Recently, in Southern Pines, at our doorstep, three separate shootings were reported and just as quickly forgotten by the end of the seven-day weather forecast. Last spring, Sandhills Community College locked down its campus owed to the mere concern of an individual who expressed a threat to the security of the campus. Towns and neighborhoods would be locked down forever if every looming threat was considered.
A teen was gunned down in the heart of Southern Pines, murdered, last October 8 but this once unthinkable occurrence sparked little community outrage. Earlier that same day, in broad daylight, reported The Pilot:
Witnesses at the scene said they saw, “An African American man dressed head to toe in black with a black face mask that covered most of his face. (He) got out of the driver’s side of a white sedan and fired shots into the driver’s side of a dark blue Honda Pilot.” No injuries were reported after approximately 15 shots were fired (emphasis added).
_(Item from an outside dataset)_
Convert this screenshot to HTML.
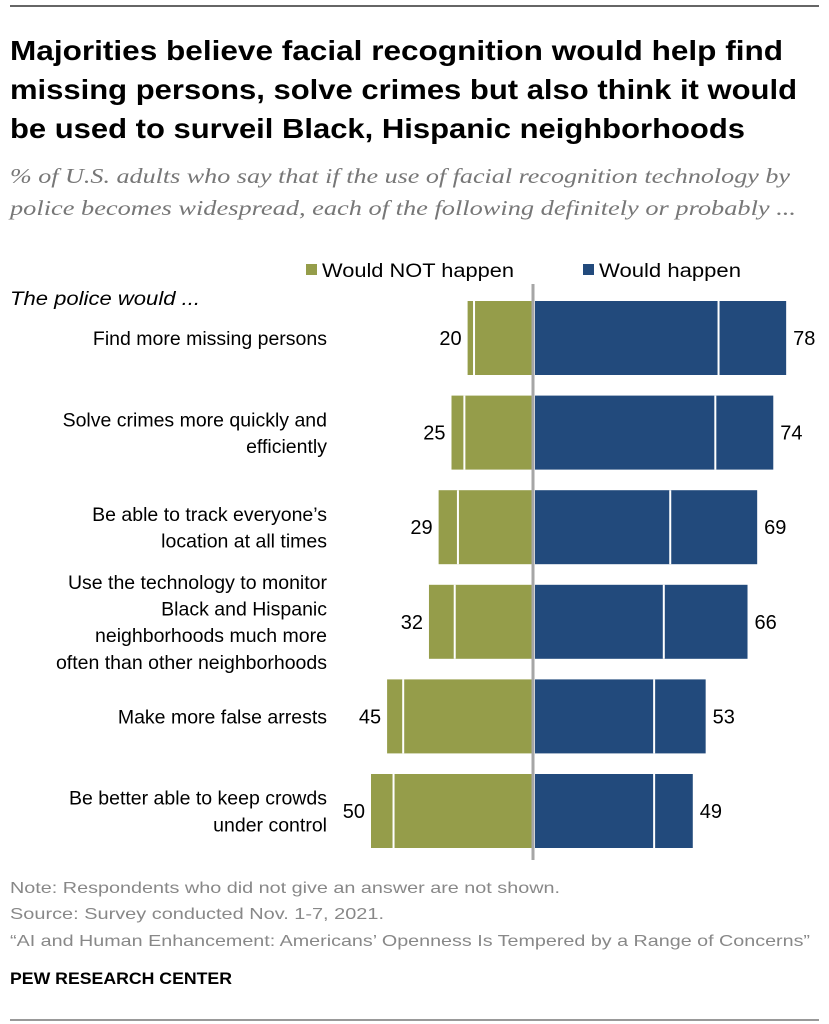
<!DOCTYPE html>
<html><head><meta charset="utf-8"><style>
body{margin:0;background:#fff}
svg{display:block;font-family:"Liberation Sans",sans-serif}
</style></head><body>
<svg id="chart" width="829" height="1024" viewBox="0 0 829 1024" xmlns="http://www.w3.org/2000/svg">
<rect width="829" height="1024" fill="#fff"/>
<line x1="10" y1="6" x2="819" y2="6" stroke="#333" stroke-width="1.5"/>
<g font-weight="bold" font-size="28" fill="#000">
<text x="10" y="60" textLength="773" lengthAdjust="spacingAndGlyphs">Majorities believe facial recognition would help find</text>
<text x="10" y="99" textLength="787" lengthAdjust="spacingAndGlyphs">missing persons, solve crimes but also think it would</text>
<text x="10" y="138" textLength="735" lengthAdjust="spacingAndGlyphs">be used to surveil Black, Hispanic neighborhoods</text>
</g>
<g font-family="'Liberation Serif',serif" font-style="italic" font-size="21" fill="#777">
<text x="10" y="183" textLength="780" lengthAdjust="spacingAndGlyphs">% of U.S. adults who say that if the use of facial recognition technology by</text>
<text x="10" y="215" textLength="786" lengthAdjust="spacingAndGlyphs">police becomes widespread, each of the following definitely or probably ...</text>
</g>
<g font-size="19" fill="#000">
<rect x="306" y="264" width="11" height="11" fill="#959D4A"/>
<text x="322" y="277" textLength="192" lengthAdjust="spacingAndGlyphs">Would NOT happen</text>
<rect x="583" y="264" width="11" height="11" fill="#224A7C"/>
<text x="599" y="277" textLength="142" lengthAdjust="spacingAndGlyphs">Would happen</text>
</g>
<text x="10" y="305" font-size="19" font-style="italic" textLength="190" lengthAdjust="spacingAndGlyphs">The police would ...</text>
<g id="bars"></g>
<line x1="533" y1="284" x2="533" y2="860" stroke="#A6A6A6" stroke-width="3"/>
<g font-size="16" fill="#888">
<text x="10" y="893" textLength="550" lengthAdjust="spacingAndGlyphs">Note: Respondents who did not give an answer are not shown.</text>
<text x="10" y="919" textLength="374" lengthAdjust="spacingAndGlyphs">Source: Survey conducted Nov. 1-7, 2021.</text>
<text x="10" y="946" textLength="800" lengthAdjust="spacingAndGlyphs">“AI and Human Enhancement: Americans’ Openness Is Tempered by a Range of Concerns”</text>
</g>
<text x="10" y="984" font-size="17" font-weight="bold" fill="#000" textLength="222" lengthAdjust="spacingAndGlyphs">PEW RESEARCH CENTER</text>
<line x1="10" y1="1020" x2="819" y2="1020" stroke="#333" stroke-width="1"/>
</svg>
<script>
const categories = [
  ["Find more missing persons"],
  ["Solve crimes more quickly and","efficiently"],
  ["Be able to track everyone’s","location at all times"],
  ["Use the technology to monitor","Black and Hispanic","neighborhoods much more","often than other neighborhoods"],
  ["Make more false arrests"],
  ["Be better able to keep crowds","under control"]
];
const notTotal = [20,25,29,32,45,50];
const notDefinitely = [2,4,6,8,5,7];
const happenTotal = [78,74,69,66,53,49];
const happenDefinitely = [21,18,27,26,16,12];

const NS = "http://www.w3.org/2000/svg";
const unit = 3.22;
const xR = v => 535 + v * unit;
const xL = v => 532 - v * unit;
const rowTop = i => 301 + i * 94.6;
const barH = 74;
const g = document.getElementById('bars');
function mk(tag, attrs){const e=document.createElementNS(NS,tag);for(const k in attrs)e.setAttribute(k,attrs[k]);return e;}

categories.forEach((lines,i)=>{
  const y = rowTop(i), cy = y + barH/2;
  const nl = mk('rect',{x:xL(notTotal[i]),y:y,width:notTotal[i]*unit,height:barH,fill:'#959D4A'});
  
  
  g.appendChild(nl);
  const nd = mk('line',{x1:xL(notTotal[i]-notDefinitely[i]),x2:xL(notTotal[i]-notDefinitely[i]),y1:y,y2:y+barH,stroke:'#fff','stroke-width':2});
  
  
  g.appendChild(nd);
  const hb = mk('rect',{x:535,y:y,width:happenTotal[i]*unit,height:barH,fill:'#224A7C'});
  
  
  g.appendChild(hb);
  const hd = mk('line',{x1:xR(happenTotal[i]-happenDefinitely[i]),x2:xR(happenTotal[i]-happenDefinitely[i]),y1:y,y2:y+barH,stroke:'#fff','stroke-width':2});
  
  
  g.appendChild(hd);
  const lv = mk('text',{x:xL(notTotal[i])-6,y:cy+7,'font-size':20,'text-anchor':'end',fill:'#000'});
  lv.textContent = notTotal[i];
  
  
  g.appendChild(lv);
  const rv = mk('text',{x:xR(happenTotal[i])+7,y:cy+7,'font-size':20,fill:'#000'});
  rv.textContent = happenTotal[i];
  
  
  g.appendChild(rv);
  const lh = 26.7;
  const start = cy - (lines.length-1)*lh/2 + 7;
  lines.forEach((t,j)=>{
    const tx = mk('text',{x:327,y:start+j*lh,'font-size':19.5,'text-anchor':'end',fill:'#000'});
    tx.textContent = t;
    
    
    g.appendChild(tx);
  });
});
</script>
</body></html>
In contrast, protestors raged in the streets of Southern Pines two months later, on December 3, because fellow citizens peacefully assembled to oppose a live drag queen show scheduled the same evening inside the Sunrise Theater.
Advocates for fetus killing rally annually for so-called Women’s March events. Who can forget their subtle pink stocking caps in 2017 after Donald’s Trump’s inauguration? But rarely do citizens gather for the “March for Lifeless Black Young Men Shot Dead by other Black Young Men”. It’s just not top of mind, and it won’t fit on a t-shirt.
What’s the point? It’s as clear as the hypocrisy that makes some deaths at the hands of gunmen deeply tragic and others run of the mill. It’s not the guns, it’s the sons — the sons of single parent teens born into poverty, destined for neglect and hard wired for violence. The Left’s generational soft tyranny of low expectations, and its ramped up war on the nuclear family, are only expanding the threat of random murder, from Durham’s worst pockets of lawlessness to little old Moore County.
The Second Amendment does not enable this unbroken chain. So, what breaks the chain? The Second Coming, perhaps?